The survey makes it clear that the reach of online education is "very limited". The urban-rural divide is stark, with 24% of urban students studying regularly online while this figure for rural students was a mere 8%.

By: Express News Service | New Delhi |
Updated: September 7, 2021 7:40:39 pm
The biggest reason behind the limited reach of online education is that many sample households (about half in rural areas) have no smartphones.

The pandemic-induced school closures have resulted in “catastrophic consequences” for students, especially for those in rural areas, with a mere 8% studying regularly online and 37% not studying at all, according to a new survey.

Plus, the financial stress caused by the pandemic has resulted in an exodus from private schools. Over a quarter of those enrolled in private schools switched to government schools during the 17-month-long school lockdown either due to depressed family earnings or because online education did not work well for their children.

The survey, supervised by economists Jean Dreze, Reetika Khera and researcher Vipul Paikra, covers 1,400 students enrolled in Classes 1 to 8 across 15 states and Union Territories, namely Assam, Bihar, Chandigarh, Delhi, Gujarat, Haryana, Jharkhand, Karnataka, Madhya Pradesh, Maharashtra, Odisha, Punjab, Tamil Nadu, Uttar Pradesh and West Bengal. Delhi, Jharkhand, Maharashtra and Uttar Pradesh account for more than half the sample.

The results of the survey, conducted in August this year, are based on interviews of 1,400 households in rural hamlets and urban bastis “inhabited by underprivileged families – the sort of families that send their children to government schools”.

“About 60% of the sample households reside in rural areas, and close to 60% belong to Dalit or Adivasi communities,” the report states.

The survey makes it clear that the reach of online education is “very limited”. The urban-rural divide is stark, with 24% of urban students studying regularly online while this figure for rural students was a mere 8%.

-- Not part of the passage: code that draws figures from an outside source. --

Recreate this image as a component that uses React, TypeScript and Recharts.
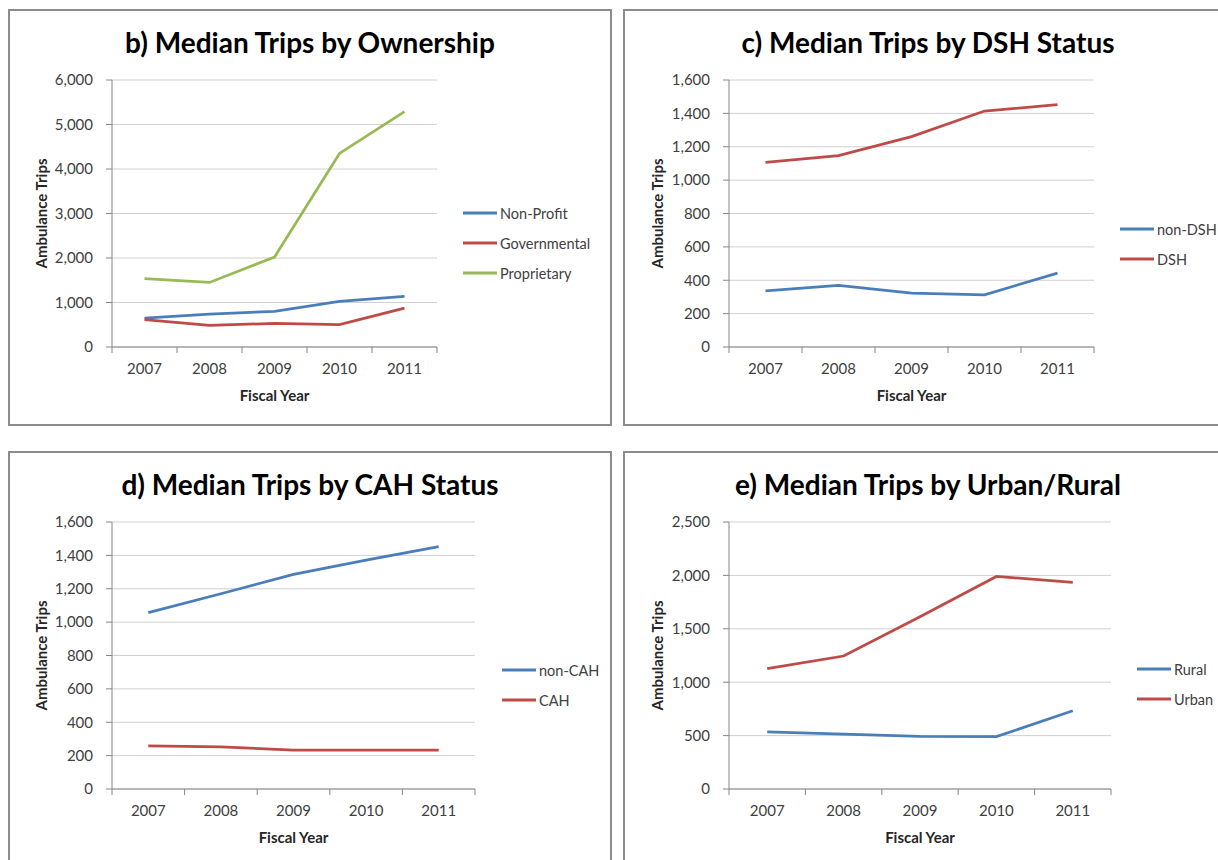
import React from "react";

//recharts
import { LineChart, Line, XAxis, YAxis, CartesianGrid, Legend, Label } from "recharts";

//data
const years = ["2007", "2008", "2009", "2010", "2011"];

// b) ownership
const nonProfit = [650, 740, 800, 1025, 1137];
const governmental = [613, 486, 530, 501, 875];
const proprietary = [1534, 1451, 2020, 4350, 5289];
const ownershipTicks = [0, 1000, 2000, 3000, 4000, 5000, 6000];

// c) DSH status
const nonDsh = [337, 369, 323, 313, 443];
const dsh = [1107, 1147, 1261, 1414, 1452];
const dshTicks = [0, 200, 400, 600, 800, 1000, 1200, 1400, 1600];

// d) CAH status
const nonCah = [1057, 1170, 1286, 1372, 1452];
const cah = [258, 252, 233, 233, 233];
const cahTicks = [0, 200, 400, 600, 800, 1000, 1200, 1400, 1600];

// e) urban / rural
const rural = [535, 513, 492, 490, 733];
const urban = [1127, 1245, 1613, 1990, 1935];
const urbanTicks = [0, 500, 1000, 1500, 2000, 2500];

//styles
const FONT = "Lato, 'Open Sans', sans-serif";
const BLUE = "#4a7ebb";
const RED = "#be4b48";
const GREEN = "#98b954";
const AXIS = "#868686";
const GRID = "#d0d0d0";
const TEXT = "#404040";

//ts
interface ISeries {
  key: string;
  name: string;
  color: string;
  values: number[];
}

interface IPanel {
  title: string;
  left: number;
  top: number;
  width: number;
  height: number;
  plotLeft: number;
  plotTop: number;
  plotRight: number;
  plotBottom: number;
  ticks: number[];
  series: ISeries[];
  legendLeft: number;
  legendTop: number;
  yLabelX: number;
}

const panels: IPanel[] = [
  {
    title: "b) Median Trips by Ownership",
    left: 8, top: 9, width: 604, height: 417,
    plotLeft: 104, plotTop: 71, plotRight: 429, plotBottom: 338,
    ticks: ownershipTicks,
    series: [
      { key: "np", name: "Non-Profit", color: BLUE, values: nonProfit },
      { key: "gov", name: "Governmental", color: RED, values: governmental },
      { key: "prop", name: "Proprietary", color: GREEN, values: proprietary },
    ],
    legendLeft: 455, legendTop: 189, yLabelX: 33,
  },
  {
    title: "c) Median Trips by DSH Status",
    left: 623, top: 9, width: 610, height: 417,
    plotLeft: 106, plotTop: 71, plotRight: 471, plotBottom: 338,
    ticks: dshTicks,
    series: [
      { key: "ndsh", name: "non-DSH", color: BLUE, values: nonDsh },
      { key: "dsh", name: "DSH", color: RED, values: dsh },
    ],
    legendLeft: 497, legendTop: 205, yLabelX: 34,
  },
  {
    title: "d) Median Trips by CAH Status",
    left: 8, top: 451, width: 604, height: 420,
    plotLeft: 104, plotTop: 71, plotRight: 467, plotBottom: 338,
    ticks: cahTicks,
    series: [
      { key: "ncah", name: "non-CAH", color: BLUE, values: nonCah },
      { key: "cah", name: "CAH", color: RED, values: cah },
    ],
    legendLeft: 494, legendTop: 204, yLabelX: 33,
  },
  {
    title: "e) Median Trips by Urban/Rural",
    left: 623, top: 451, width: 610, height: 420,
    plotLeft: 106, plotTop: 71, plotRight: 488, plotBottom: 338,
    ticks: urbanTicks,
    series: [
      { key: "rural", name: "Rural", color: BLUE, values: rural },
      { key: "urban", name: "Urban", color: RED, values: urban },
    ],
    legendLeft: 514, legendTop: 203, yLabelX: 34,
  },
];

const Y_WIDTH = 60;
const X_HEIGHT = 30;

const ChartPanel = ({ p }: { p: IPanel }) => {
  const data = years.map((year, i) => {
    const row: Record<string, string | number> = { year };
    p.series.forEach((s) => (row[s.key] = s.values[i]));
    return row;
  });
  const band = (p.plotRight - p.plotLeft) / years.length;

  const renderXTick = (props: any) => {
    const { x, y, payload, index } = props;
    return (
      <g>
        <line x1={x - band / 2} x2={x - band / 2} y1={y} y2={y + 6} stroke={AXIS} />
        {index === years.length - 1 && (
          <line x1={x + band / 2} x2={x + band / 2} y1={y} y2={y + 6} stroke={AXIS} />
        )}
        <text x={x} y={y + 27} textAnchor="middle" fill={TEXT} fontSize={15} fontFamily={FONT}>
          {payload.value}
        </text>
      </g>
    );
  };

  return (
    <div style={{ position: "absolute", left: p.left, top: p.top, width: p.width, height: p.height }}>
      <div
        style={{
          position: "absolute",
          inset: 0,
          border: "2px solid #8c8c8c",
          boxSizing: "border-box",
        }}
      />
      <div
        style={{
          position: "absolute",
          left: 0,
          top: 17,
          width: p.width,
          textAlign: "center",
          fontFamily: FONT,
          fontWeight: 700,
          fontSize: 28,
          lineHeight: "32px",
          color: "#000",
        }}
      >
        {p.title}
      </div>
      <div style={{ position: "absolute", left: 0, top: 0 }}>
        <LineChart
          width={p.width}
          height={p.height}
          data={data}
          margin={{
            top: p.plotTop,
            left: p.plotLeft - Y_WIDTH,
            right: p.width - p.plotRight,
            bottom: p.height - p.plotBottom - X_HEIGHT,
          }}
        >
          <CartesianGrid vertical={false} stroke={GRID} />
          <XAxis
            dataKey="year"
            height={X_HEIGHT}
            padding={{ left: band / 2, right: band / 2 }}
            axisLine={{ stroke: AXIS }}
            tickLine={false}
            tickSize={0}
            tickMargin={0}
            interval={0}
            tick={renderXTick}
          >
            <Label
              content={(lp: any) => {
                const vb = lp.viewBox;
                return (
                  <text
                    x={vb.x + vb.width / 2}
                    y={vb.y + 54}
                    textAnchor="middle"
                    fontFamily={FONT}
                    fontWeight={700}
                    fontSize={15}
                    fill="#262626"
                  >
                    Fiscal Year
                  </text>
                );
              }}
            />
          </XAxis>
          <YAxis
            width={Y_WIDTH}
            domain={[0, p.ticks[p.ticks.length - 1]]}
            ticks={p.ticks}
            interval={0}
            axisLine={{ stroke: AXIS }}
            tickLine={{ stroke: AXIS }}
            tickSize={6}
            tickMargin={13}
            tick={{ fill: TEXT, fontSize: 15, fontFamily: FONT }}
            tickFormatter={(v: number) => v.toLocaleString("en-US")}
          >
            <Label
              content={(lp: any) => {
                const vb = lp.viewBox;
                const cx = p.yLabelX;
                const cy = vb.y + vb.height / 2;
                return (
                  <text
                    x={cx}
                    y={cy}
                    transform={`rotate(-90 ${cx} ${cy})`}
                    textAnchor="middle"
                    dominantBaseline="central"
                    fontFamily={FONT}
                    fontWeight={700}
                    fontSize={15}
                    fill="#262626"
                  >
                    Ambulance Trips
                  </text>
                );
              }}
            />
          </YAxis>
          <Legend
            layout="vertical"
            align="center"
            verticalAlign="middle"
            wrapperStyle={{ left: p.legendLeft, top: p.legendTop, width: "auto", height: "auto" }}
            content={() => (
              <div>
                {p.series.map((s) => (
                  <div key={s.key} style={{ display: "flex", alignItems: "center", height: 30 }}>
                    <svg width={34} height={4}>
                      <line x1={0} x2={34} y1={2} y2={2} stroke={s.color} strokeWidth={3} />
                    </svg>
                    <span
                      style={{
                        marginLeft: 3,
                        fontSize: 14.5,
                        fontFamily: FONT,
                        color: TEXT,
                        whiteSpace: "nowrap",
                      }}
                    >
                      {s.name}
                    </span>
                  </div>
                ))}
              </div>
            )}
          />
          {p.series.map((s) => (
            <Line
              key={s.key}
              type="linear"
              dataKey={s.key}
              name={s.name}
              stroke={s.color}
              strokeWidth={2.75}
              dot={false}
              activeDot={false}
              isAnimationActive={false}
            />
          ))}
        </LineChart>
      </div>
    </div>
  );
};

const App = () => {
  return (
    <div
      style={{
        position: "fixed",
        left: 0,
        top: 0,
        width: 1218,
        height: 860,
        overflow: "hidden",
        background: "#fff",
      }}
    >
      {panels.map((p) => (
        <ChartPanel key={p.title} p={p} />
      ))}
    </div>
  );
};

export default App;
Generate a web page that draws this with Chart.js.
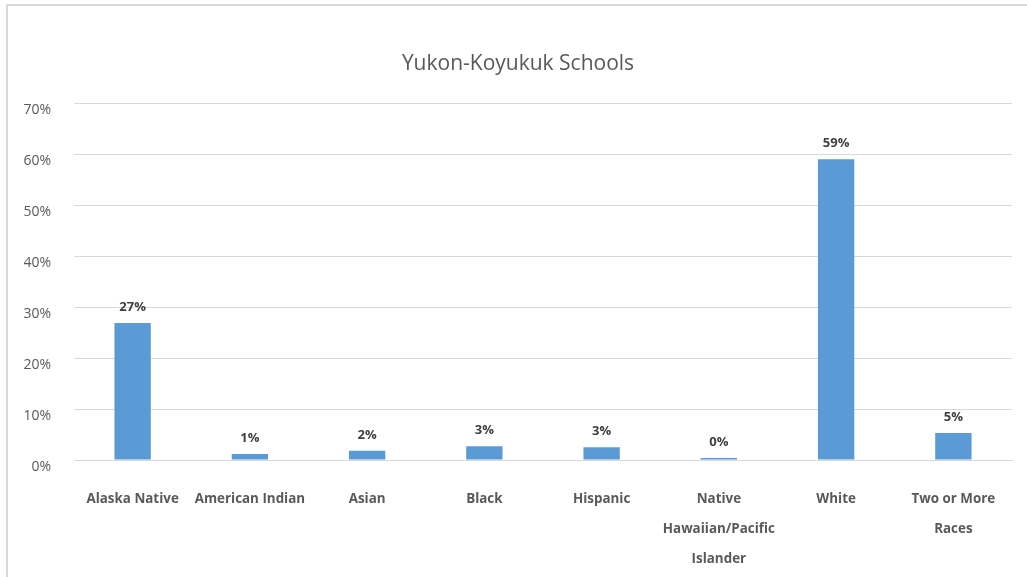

The biggest reason behind the limited reach of online education is that many sample households (about half in rural areas) have no smartphones. Even among households with a smartphone, the proportion of children accessing online learning resources is just 31% in urban areas and 15% in rural areas. This is mainly because “smartphones are often used by working adults, and may or may not be available to school children, especially the younger siblings”. Another problem, especially in villages, was that schools were not sending online study material or parents were not aware of it.

Of the 1,400 children surveyed, about one-fifth were studying in private schools when schools started closing in March last year. A quarter in this sample, among those initially enrolled in private schools, had migrated to government schools by August 2021, the survey report states. This number could have been much higher since several parents are currently struggling to meet private schools’ condition to clear all dues before taking a “transfer certificate”.

Though the Union government had ordered states to provide midday meal substitutes in the form of foodgrain and money, a ground assessment by the surveyors showed that the distribution was “quite sporadic and haphazard”. Twenty per cent of urban students and 14% of rural students in government schools had received neither.

As learning outcomes surveys in the past have already shown, only half the students in Class 5 are able to read texts meant for Class 2. The report says “most parents feel their child’s reading and writing abilities have gone down during the lockdown”. The pre-lockout learning gap, coupled with a decline in reading and writing abilities and mass promotions, are a “recipe for disaster”, the report states.

“For instance, a child who was enrolled in Grade 3 before the lockout, but actually did not master the curriculum beyond Grade 2 because of her disadvantaged position, and now finds herself closer to Grade 1 in that respect, is enrolled in Grade 5 today, and will be promoted to the upper-primary level in a few months’ time! Dealing with this massive disconnect requires major changes in curriculum and pedagogy over an extended transition period – years rather than months,” according to the report.